Brutality, Due Process, and Peace Accords: Criminal Justice in Medieval and Renaissance Italy
Society for Italian Historical Studies 4
Session Abstract
Brutality, Due Process and Peace Accords: Criminal Justice in Medieval and Renaissance Italy
The subfield of criminal justice history has undergone significant revisions in recent years as historians have challenged the traditional interpretation of the Middle Ages as alterity, as the atavistic foil to the emergence of modernization. Historians such as Chris Wickham and Massimo Vallerani, strongly influenced by the anthropological studies of Sally Falk Moore and Simon Roberts, have developed a 'processual' or "instrumentalist' approach to legal history that emphasizes reconciliation and conflict resolution, not punishment and repression, as the primary goals of criminal justice. Inquisition procedure is not seen as an advancement of 'public' justice over 'private' accusation procedure nor is the government of communes and territorial states portrayed as weak entities because of their reliance on arbitration and privately-negotiated peace accords between victim and offender. Kenneth Pennington's scholarship underscores the development of due process as a major achievement of medieval jurisprudence. The portrayal of pre-modern justice as a period in which 'sadistic torment' was regularly and arbitarily inflicted upon the accused in the law courts has been labeled a 'dominant mythology' by Larissa Tracey in her studies of torture and brutality in medieval literature.
But to what extent does this new orthodoxy have validity and to what degree should it be illuminated with greater nuance? The three papers in this panel propose to respond to that issue by focusing on three major and controversial aspects of criminal justice in late medieval and Renaissance Italy: the use of torture and cruel punishments, the extent of and limitations on due process, and the relationship between private peace accords and the expansion of the communes into city-states and territorial entities.
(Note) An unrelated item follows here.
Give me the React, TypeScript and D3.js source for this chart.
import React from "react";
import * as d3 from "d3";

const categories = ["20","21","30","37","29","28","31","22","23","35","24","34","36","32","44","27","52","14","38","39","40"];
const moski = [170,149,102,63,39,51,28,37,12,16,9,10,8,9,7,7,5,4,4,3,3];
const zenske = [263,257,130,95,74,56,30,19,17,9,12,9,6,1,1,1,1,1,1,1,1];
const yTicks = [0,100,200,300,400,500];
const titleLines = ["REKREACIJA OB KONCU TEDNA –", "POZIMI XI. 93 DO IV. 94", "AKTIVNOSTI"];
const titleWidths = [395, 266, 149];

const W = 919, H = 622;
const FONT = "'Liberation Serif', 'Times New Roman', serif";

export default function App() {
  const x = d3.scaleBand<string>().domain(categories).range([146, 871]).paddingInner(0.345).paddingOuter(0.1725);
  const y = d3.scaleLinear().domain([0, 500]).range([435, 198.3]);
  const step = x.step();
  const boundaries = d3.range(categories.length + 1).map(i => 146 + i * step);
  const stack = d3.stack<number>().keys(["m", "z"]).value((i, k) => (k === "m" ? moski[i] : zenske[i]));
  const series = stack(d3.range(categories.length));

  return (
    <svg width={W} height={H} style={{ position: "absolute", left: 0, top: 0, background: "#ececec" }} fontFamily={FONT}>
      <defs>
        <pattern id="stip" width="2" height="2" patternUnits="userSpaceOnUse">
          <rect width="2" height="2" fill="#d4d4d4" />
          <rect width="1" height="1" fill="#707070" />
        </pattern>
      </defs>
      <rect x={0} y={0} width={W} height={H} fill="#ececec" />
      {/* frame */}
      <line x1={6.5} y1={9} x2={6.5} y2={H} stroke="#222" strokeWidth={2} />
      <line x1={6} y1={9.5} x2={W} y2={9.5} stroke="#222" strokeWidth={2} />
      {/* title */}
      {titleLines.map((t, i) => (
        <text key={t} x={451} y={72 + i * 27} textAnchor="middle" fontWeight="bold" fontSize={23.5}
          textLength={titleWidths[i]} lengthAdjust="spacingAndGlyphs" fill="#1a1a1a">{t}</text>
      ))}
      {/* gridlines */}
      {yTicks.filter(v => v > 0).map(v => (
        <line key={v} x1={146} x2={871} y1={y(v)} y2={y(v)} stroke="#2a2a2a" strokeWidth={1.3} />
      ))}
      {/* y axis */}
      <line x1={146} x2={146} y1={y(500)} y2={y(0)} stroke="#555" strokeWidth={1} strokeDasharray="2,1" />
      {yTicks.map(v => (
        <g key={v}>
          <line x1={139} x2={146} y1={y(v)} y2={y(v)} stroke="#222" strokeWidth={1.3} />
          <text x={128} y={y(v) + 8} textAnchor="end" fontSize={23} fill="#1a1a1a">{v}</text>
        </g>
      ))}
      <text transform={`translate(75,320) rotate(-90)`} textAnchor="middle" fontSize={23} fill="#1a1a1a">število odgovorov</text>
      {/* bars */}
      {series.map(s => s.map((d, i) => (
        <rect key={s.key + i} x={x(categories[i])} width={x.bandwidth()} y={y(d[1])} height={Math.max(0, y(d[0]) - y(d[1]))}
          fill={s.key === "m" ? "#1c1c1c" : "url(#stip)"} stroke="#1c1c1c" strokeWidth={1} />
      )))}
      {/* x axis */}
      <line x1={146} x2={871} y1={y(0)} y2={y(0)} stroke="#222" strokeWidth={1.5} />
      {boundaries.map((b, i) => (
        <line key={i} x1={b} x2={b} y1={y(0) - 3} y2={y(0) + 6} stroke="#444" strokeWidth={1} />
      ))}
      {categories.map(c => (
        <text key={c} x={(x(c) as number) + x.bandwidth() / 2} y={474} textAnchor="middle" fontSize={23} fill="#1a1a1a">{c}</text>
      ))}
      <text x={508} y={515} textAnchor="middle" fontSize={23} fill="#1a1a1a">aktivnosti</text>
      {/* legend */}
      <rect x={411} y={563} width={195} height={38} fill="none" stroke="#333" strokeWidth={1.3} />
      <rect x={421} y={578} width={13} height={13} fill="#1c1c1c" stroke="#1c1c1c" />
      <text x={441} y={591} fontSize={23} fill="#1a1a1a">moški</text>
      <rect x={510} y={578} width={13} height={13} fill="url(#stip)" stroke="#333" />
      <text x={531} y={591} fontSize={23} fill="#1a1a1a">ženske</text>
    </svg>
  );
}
Sarah Rubin Blanshei investigates the extent to which 'gruesome' and capital penalties were employed in the Bolognese courts, the crimes for which they were invoked, and the seemingly paradoxical simultaneous growth of merciful acts--of amnesties, pardons, peace accords, and mitigation of penalties beause of the imputed's poverty. Joanna Carraway Vitiello's paper on due process reveals the limitations on the functioning of due process on two levels: first, the relationship between fama (an individual's reputation) and how the court conducted trials against persons of mala fama. Ssecondly she analyzes tje dissonance between the jurists' theoretical views of the grounds that permitted a suspension of due process and the actual instances in which the criminal court of Reggio Emilia implemented that practice. Glenn Kumhera finds that far from declining as the 'state' became more powerful, peace accords comprised a significant and increasingly utilized policy instrument of the Sienese communal government as it expanded its jurisdiction over its surrounding countryside (contado) and independent magnate families.
Each of the three papers has an independent focus, but the papers also have points of overlap and contact with each other. Moreover, set as they are in the experiences of three different cities, they offer the panel chair and commentator, Thomas Kuehn, the opportunity to discuss these issues within a comparative framework.